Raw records
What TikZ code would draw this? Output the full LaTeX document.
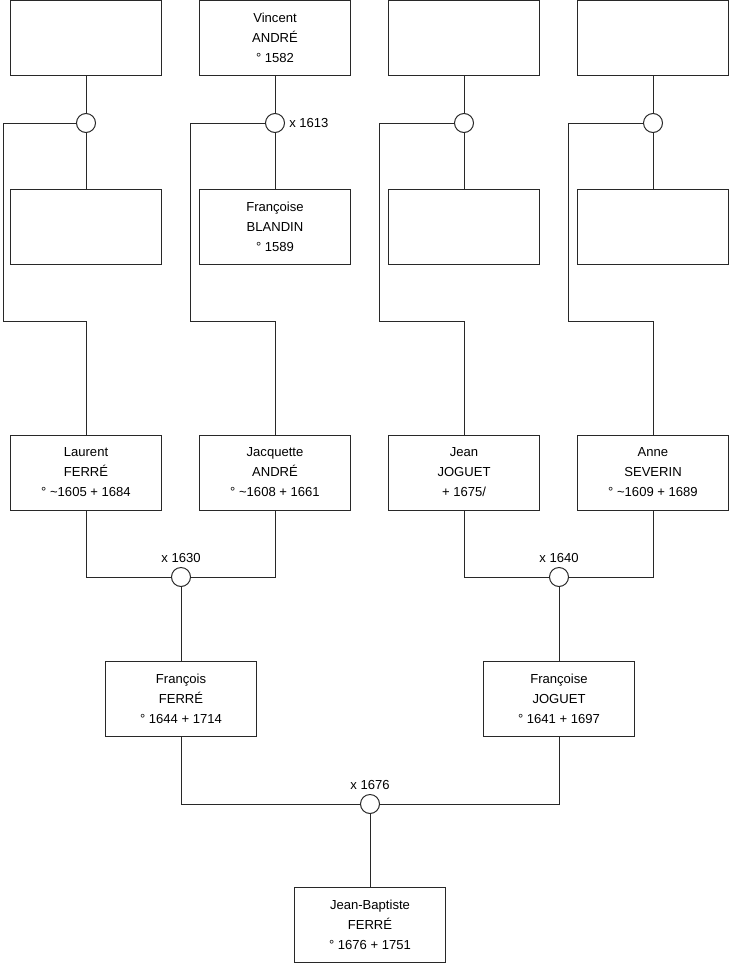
\documentclass[tikz,border=0pt]{standalone}
\usepackage{fontspec}
\setmainfont{Liberation Sans}
\usetikzlibrary{positioning}
\definecolor{linegray}{RGB}{40, 40, 40}

\begin{document}
\begin{tikzpicture}[x=0.75pt, y=-0.75pt,
    every node/.style={font=\fontsize{9.8}{15}\selectfont},
    person/.style={draw=linegray, line width=0.75pt, fill=white,
      minimum width=113.25pt, minimum height=56.25pt, align=center, inner sep=0pt},
    union/.style={circle, draw=linegray, line width=0.75pt, fill=white,
      minimum size=14.25pt, inner sep=0pt},
    wedding/.style={inner sep=1pt},
    link/.style={draw=linegray, line width=0.75pt}]
  \useasboundingbox (0,0) rectangle (740,975);

  %% GREAT-GRANDPARENTS
  \node[person] (p1) at (86,37.5) {};
  \node[person] (p2) at (275,37.5) {Vincent\\ANDRÉ\\° 1582};
  \node[person] (p3) at (464,37.5) {};
  \node[person] (p4) at (653,37.5) {};

  \node[union] (u1) at (86,123) {};
  \node[union] (u2) at (275,123) {};
  \node[union] (u3) at (464,123) {};
  \node[union] (u4) at (653,123) {};
  \node[wedding, right=2pt of u2] (w2) {x 1613};

  \node[person] (m1) at (86,227) {};
  \node[person] (m2) at (275,227) {Françoise\\BLANDIN\\° 1589};
  \node[person] (m3) at (464,227) {};
  \node[person] (m4) at (653,227) {};

  %% GRANDPARENTS
  \node[person] (laurent) at (86,472.5) {Laurent\\FERRÉ\\° \textasciitilde1605 + 1684};
  \node[person] (jacquette) at (275,472.5) {Jacquette\\ANDRÉ\\° \textasciitilde1608 + 1661};
  \node[person] (jean) at (464,472.5) {Jean\\JOGUET\\+ 1675/};
  \node[person] (anne) at (653,472.5) {Anne\\SEVERIN\\° \textasciitilde1609 + 1689};

  \node[union] (u5) at (181,577) {};
  \node[union] (u6) at (559,577) {};
  \node[wedding, above=2pt of u5] (w5) {x 1630};
  \node[wedding, above=2pt of u6] (w6) {x 1640};

  %% PARENTS
  \node[person] (francois) at (181,699) {François\\FERRÉ\\° 1644 + 1714};
  \node[person] (francoise) at (559,699) {Françoise\\JOGUET\\° 1641 + 1697};

  \node[union] (u7) at (370,804) {};
  \node[wedding, above=2pt of u7] (w7) {x 1676};

  \node[person] (jeanbaptiste) at (370,925) {Jean-Baptiste\\FERRÉ\\° 1676 + 1751};

  %% links
  \draw[link] (p1) -- (u1) -- (m1);
  \draw[link] (p2) -- (u2) -- (m2);
  \draw[link] (p3) -- (u3) -- (m3);
  \draw[link] (p4) -- (u4) -- (m4);
  \draw[link] (u1) -| (3,321) -| (laurent);
  \draw[link] (u2) -| (190,321) -| (jacquette);
  \draw[link] (u3) -| (379,321) -| (jean);
  \draw[link] (u4) -| (568,321) -| (anne);

  \draw[link] (laurent) |- (u5) -| (jacquette);
  \draw[link] (jean) |- (u6) -| (anne);
  \draw[link] (u5) -- (francois);
  \draw[link] (u6) -- (francoise);

  \draw[link] (francois) |- (u7) -| (francoise);
  \draw[link] (u7) -- (jeanbaptiste);
\end{tikzpicture}
\end{document}
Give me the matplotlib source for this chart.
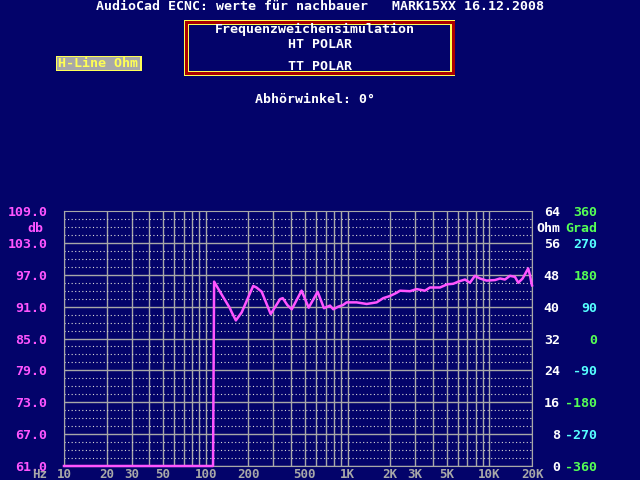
import matplotlib
matplotlib.use('Agg')
import matplotlib.pyplot as plt
from matplotlib.patches import Rectangle
from matplotlib.ticker import NullLocator
import numpy as np

# colours of the old DOS screen
BG = '#03036a'
GRAY = '#a8a8a8'
MAGENTA = '#ff55ff'
GREEN = '#55ff55'
CYAN = '#55ffff'
YELLOW = '#ffff55'
RED = '#aa0000'

FONT = dict(family='DejaVu Sans Mono', weight='bold', size=9.5)
SMALL = dict(family='DejaVu Sans Mono', weight='bold', size=9)

# frequency response (Hz, dB)
freq = [10, 112.5, 113, 114.5, 126, 148, 152, 163, 179, 216, 228, 248, 287,
        334, 349, 376, 404, 474, 532, 615, 682, 752, 793, 860, 928, 985,
        1159, 1364, 1439, 1604, 1786, 1991, 2218, 2343, 2755, 3071, 3514,
        3811, 4484, 5049, 5563, 6034, 6730, 7297, 7913, 8583, 9572, 10960,
        11890, 12890, 13980, 15160, 16000, 17180, 18800, 19320, 19870, 20000]
spl = [61, 61, 70, 95.7, 93.8, 90.7, 90.0, 88.4, 89.9, 94.9, 94.6, 93.8, 89.6,
       92.4, 92.6, 91.3, 90.5, 94.0, 90.8, 93.8, 90.7, 91.2, 90.5, 91.0, 91.3, 91.8,
       91.8, 91.5, 91.6, 91.8, 92.6, 93.0, 93.6, 94.0, 93.9, 94.3, 94.0,
       94.6, 94.6, 95.2, 95.3, 95.7, 96.1, 95.5, 96.8, 96.3, 95.9, 96.0,
       96.3, 96.1, 96.8, 96.6, 95.5, 96.3, 98.2, 97.0, 95.3, 95.0]

x_label_freqs = [10, 20, 30, 50, 100, 200, 500, 1000, 2000, 3000, 5000, 10000, 20000]
x_labels = ['10', '20', '30', '50', '100', '200', '500', '1K', '2K', '3K', '5K', '10K', '20K']
db_ticks = [61, 67, 73, 79, 85, 91, 97, 103, 109]
ohm_ticks = [0, 8, 16, 24, 32, 40, 48, 56, 64]
deg_ticks = [-360, -270, -180, -90, 0, 90, 180, 270, 360]

W, H = 640, 480


def fx(px):
    return px / W


def fy(py):
    return 1 - py / H


def box(fig, x0, y0, x1, y1, color):
    fig.add_artist(Rectangle((fx(x0), fy(y1)), fx(x1) - fx(x0), fy(y0) - fy(y1),
                             transform=fig.transFigure, facecolor=color,
                             edgecolor='none'))


fig = plt.figure(figsize=(6.4, 4.8), dpi=100, facecolor=BG)
ax = fig.add_axes([fx(64), fy(466), fx(532) - fx(64), fy(211) - fy(466)])
ax.set_facecolor(BG)
ax.set_xscale('log')
ax.set_xlim(10, 20000)
ax.set_ylim(61, 109)

# grid
grid_freqs = [m * 10 ** e for e in range(1, 5) for m in range(1, 10) if m * 10 ** e <= 20000]
for f in grid_freqs:
    ax.axvline(f, color=GRAY, lw=1, zorder=1)
for y in np.arange(61, 109, 1.5):
    if y in db_ticks:
        ax.axhline(y, color=GRAY, lw=1, zorder=1)
    else:
        ax.axhline(y, color='#d8d8d8', lw=0.8, ls=(0, (1, 2.2)), zorder=1)

ax.plot(freq, spl, color=MAGENTA, lw=1.8, zorder=3, clip_on=False)

for s in ax.spines.values():
    s.set_color(GRAY)

ax.xaxis.set_minor_locator(NullLocator())
ax.set_xticks(x_label_freqs, x_labels)
ax.tick_params(axis='x', length=0, pad=1.5, labelcolor=GRAY)
ax.set_yticks(db_ticks, [f'{v:.1f}' for v in db_ticks])
ax.tick_params(axis='y', length=0, pad=12, labelcolor=MAGENTA)
for lbl in ax.get_xticklabels():
    lbl.set_fontproperties(SMALL)
for lbl in ax.get_yticklabels():
    lbl.set_fontproperties(FONT)

# Ohm axis
ax2 = ax.twinx()
ax2.set_ylim(0, 64)
ax2.set_yticks(ohm_ticks, [str(v) for v in ohm_ticks])
ax2.tick_params(axis='y', length=0, pad=20, labelcolor='white')
for lbl in ax2.get_yticklabels():
    lbl.set_fontproperties(FONT)
    lbl.set_horizontalalignment('right')
for s in ax2.spines.values():
    s.set_visible(False)

# phase axis
ax3 = ax.twinx()
ax3.set_ylim(-360, 360)
ax3.set_yticks(deg_ticks, [str(v) for v in deg_ticks])
ax3.tick_params(axis='y', length=0, pad=47)
for i, lbl in enumerate(ax3.get_yticklabels()):
    lbl.set_fontproperties(FONT)
    lbl.set_horizontalalignment('right')
    lbl.set_color(GREEN if i % 2 == 0 else CYAN)
for s in ax3.spines.values():
    s.set_visible(False)

# unit labels
fig.text(fx(35.5), fy(228), 'db', color=MAGENTA, ha='center', va='center', **FONT)
fig.text(fx(548.5), fy(228), 'Ohm', color='white', ha='center', va='center', **FONT)
fig.text(fx(581.5), fy(228), 'Grad', color=GREEN, ha='center', va='center', **FONT)
fig.text(fx(40), fy(475), 'Hz', color=GRAY, ha='center', va='center', **SMALL)

# header
fig.text(fx(319.5), fy(6), 'AudioCad ECNC: werte für nachbauer   MARK15XX 16.12.2008',
         color='white', ha='center', va='center', **FONT)

box(fig, 183.5, 20, 455.5, 75.5, YELLOW)
box(fig, 184.5, 21, 454.5, 74.5, RED)
box(fig, 187.5, 24, 451.5, 71.5, YELLOW)
box(fig, 188.5, 25, 450.5, 70.5, BG)
fig.text(fx(315), fy(29.5), 'Frequenzweichensimulation', color='white',
         ha='center', va='center', **FONT)
fig.text(fx(319.5), fy(44), 'HT POLAR', color='white', ha='center', va='center', **FONT)
fig.text(fx(319.5), fy(67), 'TT POLAR', color='white', ha='center', va='center', **FONT)

box(fig, 55.5, 56, 141.5, 71, YELLOW)
box(fig, 57, 57.5, 140, 69.5, GRAY)
fig.text(fx(98.5), fy(63.5), 'H-Line Ohm', color=YELLOW, ha='center', va='center', **FONT)

fig.text(fx(315), fy(99.5), 'Abhörwinkel: 0°', color='white', ha='center', va='center', **FONT)

fig.savefig('out.png', dpi=100, facecolor=BG)
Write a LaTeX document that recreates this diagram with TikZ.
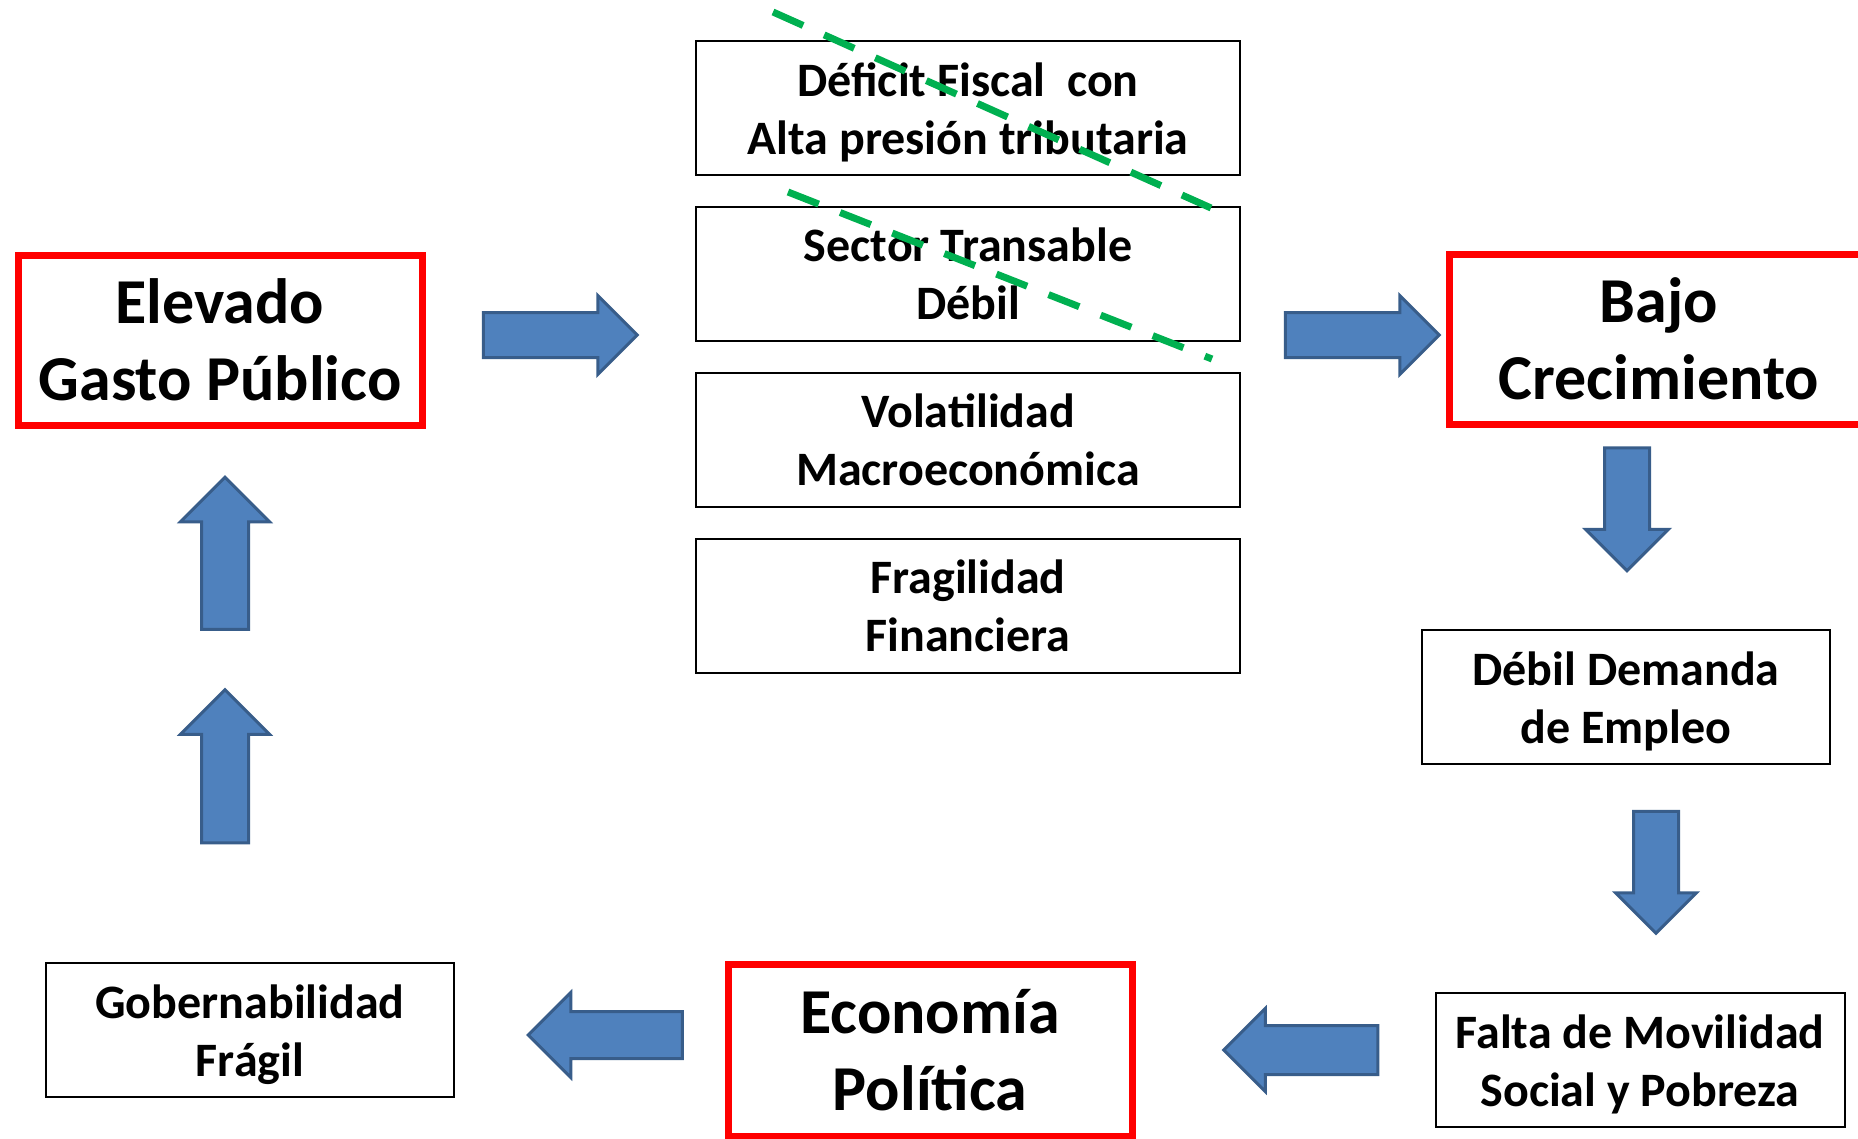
\documentclass[tikz,border=0pt]{standalone}
\usepackage{fontspec}
\setmainfont{Carlito}
\usetikzlibrary{positioning,shapes.arrows}

\definecolor{arrowfill}{HTML}{4F81BD}
\definecolor{arrowline}{HTML}{385D8A}
\definecolor{cutgreen}{HTML}{00B050}

\newcommand\bigtext{\fontsize{64}{77}\selectfont\bfseries}
\newcommand\smalltext{\fontsize{48}{58}\selectfont\bfseries}

\begin{document}
\begin{tikzpicture}[x=1pt,y=-1pt,
		redbox/.style={draw=red,line width=7pt,inner sep=0pt,align=center,font=\bigtext,
			minimum width=404pt,minimum height=170pt},
		plainbox/.style={draw,line width=2pt,inner sep=0pt,align=center,font=\smalltext,
			minimum width=408pt,minimum height=134pt},
		lowtext/.style={text height=104pt,text depth=12pt},
		midbox/.style={plainbox,minimum width=544pt},
		blockarrow/.style={single arrow,fill=arrowfill,draw=arrowline,line width=3pt,
			inner xsep=0pt,inner ysep=21pt,single arrow head extend=17pt,minimum height=154pt},
		cutline/.style={draw=cutgreen,line width=7pt,dash pattern=on 33pt off 23pt}]
	\useasboundingbox (0,0) rectangle (1858,1138);

	% main nodes
	\node[redbox] (gasto)    at (220,340)  {Elevado\\Gasto Público};
	\node[redbox,minimum width=420pt] (bajo) at (1659,339) {Bajo\\Crecimiento};
	\node[redbox,minimum height=172pt] (politica) at (930,1050) {Economía\\Política};

	% middle column
	\node[midbox,lowtext] (fiscal) at (968,108) {Déficit Fiscal\ \ con\\Alta presión tributaria};
	\node[midbox] (transable) [below=30pt of fiscal]    {Sector Transable\\Débil};
	\node[midbox] (volatil)   [below=30pt of transable] {Volatilidad\\Macroeconómica};
	\node[midbox] (fragil)    [below=30pt of volatil]   {Fragilidad\\Financiera};

	% right and bottom boxes
	\node[plainbox,lowtext] (empleo)   at (1626,697)  {Débil Demanda\\de Empleo};
	\node[plainbox,lowtext,minimum width=409pt] (pobreza) at (1640,1060) {Falta de Movilidad\\Social y Pobreza};
	\node[plainbox,lowtext] (gobierno) at (250,1030)  {Gobernabilidad\\Frágil};

	% block arrows
	\node[blockarrow] (toMid)   at (549,335)  {};
	\node[blockarrow] (toBajo)  at (1351,335) {};
	\node[blockarrow,rotate=-90,minimum height=123pt,single arrow head extend=19pt] (toEmpleo)  at (1627,498) {};
	\node[blockarrow,rotate=-90,minimum height=122pt,single arrow head extend=18pt] (toPobreza) at (1656,861) {};
	\node[blockarrow,rotate=180,inner ysep=23pt] (toPolitica) at (1313,1050) {};
	\node[blockarrow,rotate=180,inner ysep=22pt,single arrow head extend=19pt] (toGobierno) at (617,1035) {};
	\node[blockarrow,rotate=90,inner ysep=22pt,single arrow head extend=21pt,minimum height=153pt] (upLow)  at (225,778) {};
	\node[blockarrow,rotate=90,inner ysep=22pt,single arrow head extend=21pt,minimum height=152pt] (upHigh) at (225,565) {};

	% crossed-out items
	\coordinate (cutA) at (773,12);
	\coordinate (cutB) at (1211,208);
	\coordinate (cutC) at (788,192);
	\coordinate (cutD) at (1212,359);
	\draw[cutline] (cutA) -- (cutB);
	\draw[cutline] (cutC) -- (cutD);
\end{tikzpicture}
\end{document}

== Written problem ==
Leave out any pictures and return exactly the lines from the beginning of the data through the line with "right=2pt of u2]", inclusive.

== Full answer ==
What TikZ code would draw this? Output the full LaTeX document.
\documentclass[tikz,border=0pt]{standalone}
\usepackage{fontspec}
\setmainfont{Liberation Sans}
\usetikzlibrary{positioning}
\definecolor{linegray}{RGB}{40, 40, 40}

\begin{document}
\begin{tikzpicture}[x=0.75pt, y=-0.75pt,
    every node/.style={font=\fontsize{9.8}{15}\selectfont},
    person/.style={draw=linegray, line width=0.75pt, fill=white,
      minimum width=113.25pt, minimum height=56.25pt, align=center, inner sep=0pt},
    union/.style={circle, draw=linegray, line width=0.75pt, fill=white,
      minimum size=14.25pt, inner sep=0pt},
    wedding/.style={inner sep=1pt},
    link/.style={draw=linegray, line width=0.75pt}]
  \useasboundingbox (0,0) rectangle (740,975);

  %% GREAT-GRANDPARENTS
  \node[person] (p1) at (86,37.5) {};
  \node[person] (p2) at (275,37.5) {Vincent\\ANDRÉ\\° 1582};
  \node[person] (p3) at (464,37.5) {};
  \node[person] (p4) at (653,37.5) {};

  \node[union] (u1) at (86,123) {};
  \node[union] (u2) at (275,123) {};
  \node[union] (u3) at (464,123) {};
  \node[union] (u4) at (653,123) {};
  \node[wedding, right=2pt of u2] (w2) {x 1613};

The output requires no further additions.